General Hawk Carlisle, Air Combat Command commander, declared the F-35 the “key component of fusion warfare.”

Carlisle said:

“It changes the game. It is going to be the difference maker and the backbone of the interoperability capabilities of the future.”

According to a US Air Force press release:

“As a fifth-generation fighter, the F-35A provides unprecedented global precision attack capability against current and emerging targets.

The aircraft incorporates state-of-the-art sensor fusion, networked interoperability and a broad array of advanced air-to-air and air-to-surface munitions enabling unmatched lethality for decades.”

Gen. Scott Pleus, the F-35A integration office director said:

“In terms of lethality and survivability, the aircraft is absolutely head and shoulders above our legacy fleet of fighters currently fielded. This is a formidable airplane and one our adversaries should fear.”

In June 2016, seven F-35As conducted combat testing scenarios at Mountain Home AFB, Idaho. The two-week deployment reportedly established the aircraft’s combat readiness with 88 sorties planned and executed.

Lt. Gen. Chris Bogdan, the F-35A Joint Strike Fighter executive officer said:

“The program itself is making progress. The mark of a good program is not that you don’t have any problems, but that you find things early, you fix them and you move on.”

Recently, F-35 and Aegis Weapon System worked together for the first time during a live fire exercise, with the F-35 passing sensor data to another platform which then engaged the target.

Using the F-35 as a broad area sensor can significantly increase a warships ability to detect, track and engage a target.

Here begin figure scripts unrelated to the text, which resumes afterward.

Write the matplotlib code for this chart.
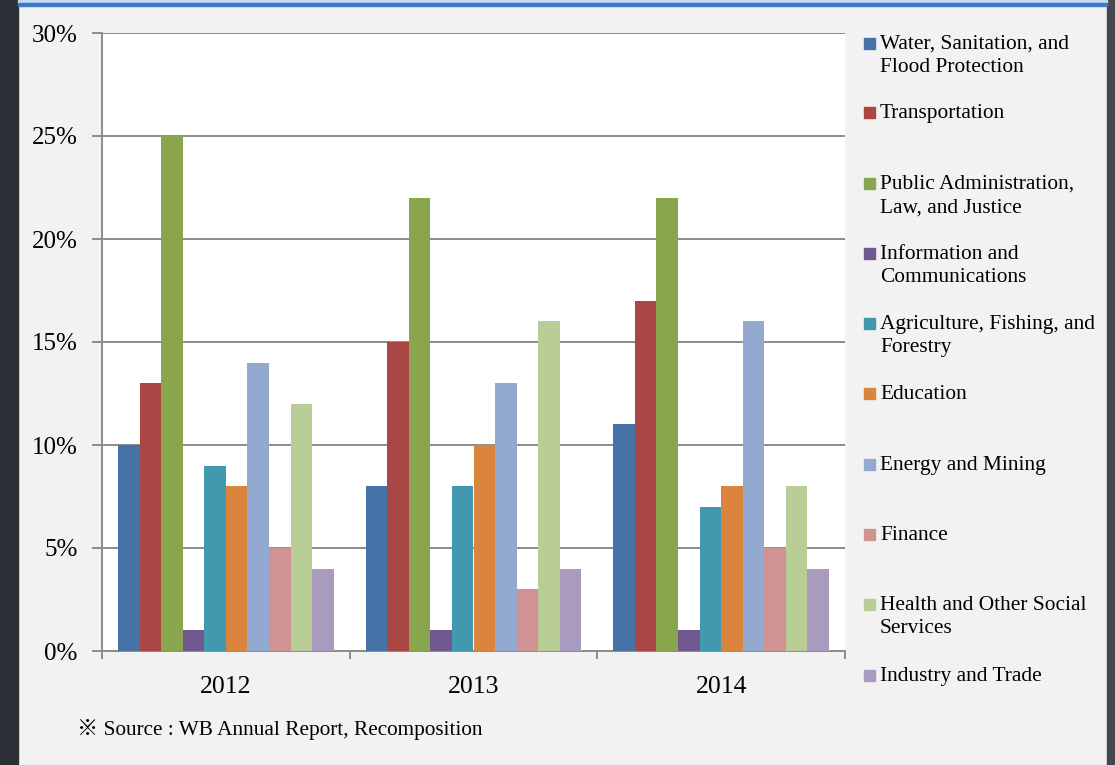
import numpy as np
import matplotlib
matplotlib.use('Agg')
import matplotlib.pyplot as plt
from matplotlib.patches import Rectangle
from matplotlib.ticker import FuncFormatter, MultipleLocator

years = ['2012', '2013', '2014']
sectors = ['Water, Sanitation, and\nFlood Protection', 'Transportation',
           'Public Administration,\nLaw, and Justice', 'Information and\nCommunications',
           'Agriculture, Fishing, and\nForestry', 'Education', 'Energy and Mining',
           'Finance', 'Health and Other Social\nServices', 'Industry and Trade']
colors = ['#4572A7', '#AA4643', '#89A54E', '#71588F', '#4198AF',
          '#DB843D', '#93A9CF', '#D19392', '#B9CD96', '#A99BBD']

# percent share per sector, one list per year
share_2012 = [10, 13, 25, 1, 9, 8, 14, 5, 12, 4]
share_2013 = [8, 15, 22, 1, 8, 10, 13, 3, 16, 4]
share_2014 = [11, 17, 22, 1, 7, 8, 16, 5, 8, 4]
values = np.array([share_2012, share_2013, share_2014])

plt.rcParams['font.family'] = ['Liberation Serif', 'Noto Sans CJK JP', 'DejaVu Serif']

W, H = 1115, 765
fig = plt.figure(figsize=(W / 100, H / 100), dpi=100, facecolor='#f2f2f2')

# dark frame on the sides and blue strip on top
fig.patches.append(Rectangle((0, 0), 18 / W, 1, transform=fig.transFigure, color='#2b3036', zorder=0))
fig.patches.append(Rectangle((1107 / W, 0), 8 / W, 1, transform=fig.transFigure, color='#44484c', zorder=0))
fig.patches.append(Rectangle((18 / W, 1 - 3 / H), 1089 / W, 3 / H, transform=fig.transFigure, color='#c6d9f0', zorder=0))
fig.patches.append(Rectangle((18 / W, 1 - 6 / H), 1089 / W, 3 / H, transform=fig.transFigure, color='#3c7ac5', zorder=0))

ax = fig.add_axes([102 / W, 1 - 651 / H, (845 - 102) / W, (651 - 33) / H])
ax.set_facecolor('white')

n = len(sectors)
bw = 0.871 / n
x = np.arange(len(years))
for i in range(n):
    ax.bar(x - 0.4355 + bw * (i + 0.5), values[:, i], width=bw, color=colors[i], zorder=3)

ax.set_xlim(-0.5, 2.5)
ax.set_ylim(0, 30)
ax.yaxis.set_major_locator(MultipleLocator(5))
ax.yaxis.set_major_formatter(FuncFormatter(lambda v, p: '%d%%' % v))
ax.grid(axis='y', color='#8c8c8c', linewidth=1.4, zorder=1)
for s in ['top', 'right']:
    ax.spines[s].set_visible(False)
for s in ['left', 'bottom']:
    ax.spines[s].set_color('#8c8c8c')
    ax.spines[s].set_linewidth(1.4)
ax.tick_params(axis='y', length=7, width=1.4, color='#8c8c8c', labelsize=18, pad=10.5)
ax.set_xticks(x)
ax.set_xticklabels(years)
ax.tick_params(axis='x', length=0, labelsize=18.5, pad=18)
ax.set_xticks([-0.5, 0.5, 1.5, 2.5], minor=True)
ax.tick_params(axis='x', which='minor', length=6, width=1.4, color='#8c8c8c')

# legend laid out the way the spreadsheet spreads it down the side
legend_y = [43, 112, 183, 253, 323, 393, 464, 534, 604, 675]
for lab, col, yy in zip(sectors, colors, legend_y):
    fig.patches.append(Rectangle((864 / W, 1 - (yy + 5.5) / H), 11 / W, 11 / H,
                                 transform=fig.transFigure, color=col))
    fig.text(880 / W, 1 - (yy - 8) / H, lab, fontsize=15.4, va='top', ha='left',
             linespacing=1.3)

fig.text(77 / W, 1 - 729 / H, '\u203b Source : WB Annual Report, Recomposition',
         fontsize=15.3, va='center', ha='left')

fig.savefig('out.png', dpi=100, facecolor=fig.get_facecolor())
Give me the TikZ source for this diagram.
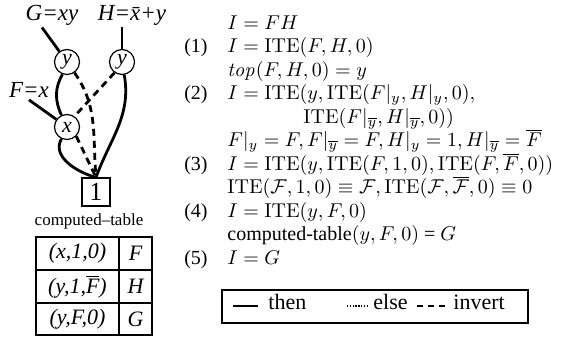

An unmodified US Marine Corps F-35B from the Marine Operational Test and Evaluation Squadron, based in Edwards Air Force Base, acted as an elevated sensor to detect an over-the-horizon threat.

The aircraft then sent data through its Multi-Function Advanced Data Link to a ground station connected to USS Desert Ship, a land-based launch facility designed to simulate a ship at sea.

Using the Aegis Weapon System Baseline 9.C1 and a Standard Missile 6, the system successfully detected and engaged the target.

The exercise was the first live fire missile event that successfully demonstrated the integration of the F-35 to support Naval Integrated Fire Control-Counter Air (NIFC-CA).

Dale Bennett, executive vice president, Lockheed Martin Rotary and Mission Systems said:

“NIFC-CA is a game changer for the US Navy that extends the engagement range we can detect, analyze and intercept targets. The F-35 and Aegis Weapon System demonstration brings us another step closer to realising the true potential and power of the worldwide network of these complex systems to protect and support warfighters, the home front and US allies.”

In a press release, the US Navy said:

“While the goal of this test was to prove the compatibility of these systems within existing NIFC-CA architecture, this future capability will extend the Navy’s engagement range to detect, analyze and intercept targets in operational settings. Using any variant of the F-35 as a broad area sensor, the aircraft can significantly increase the Aegis capability to detect, track and engage.”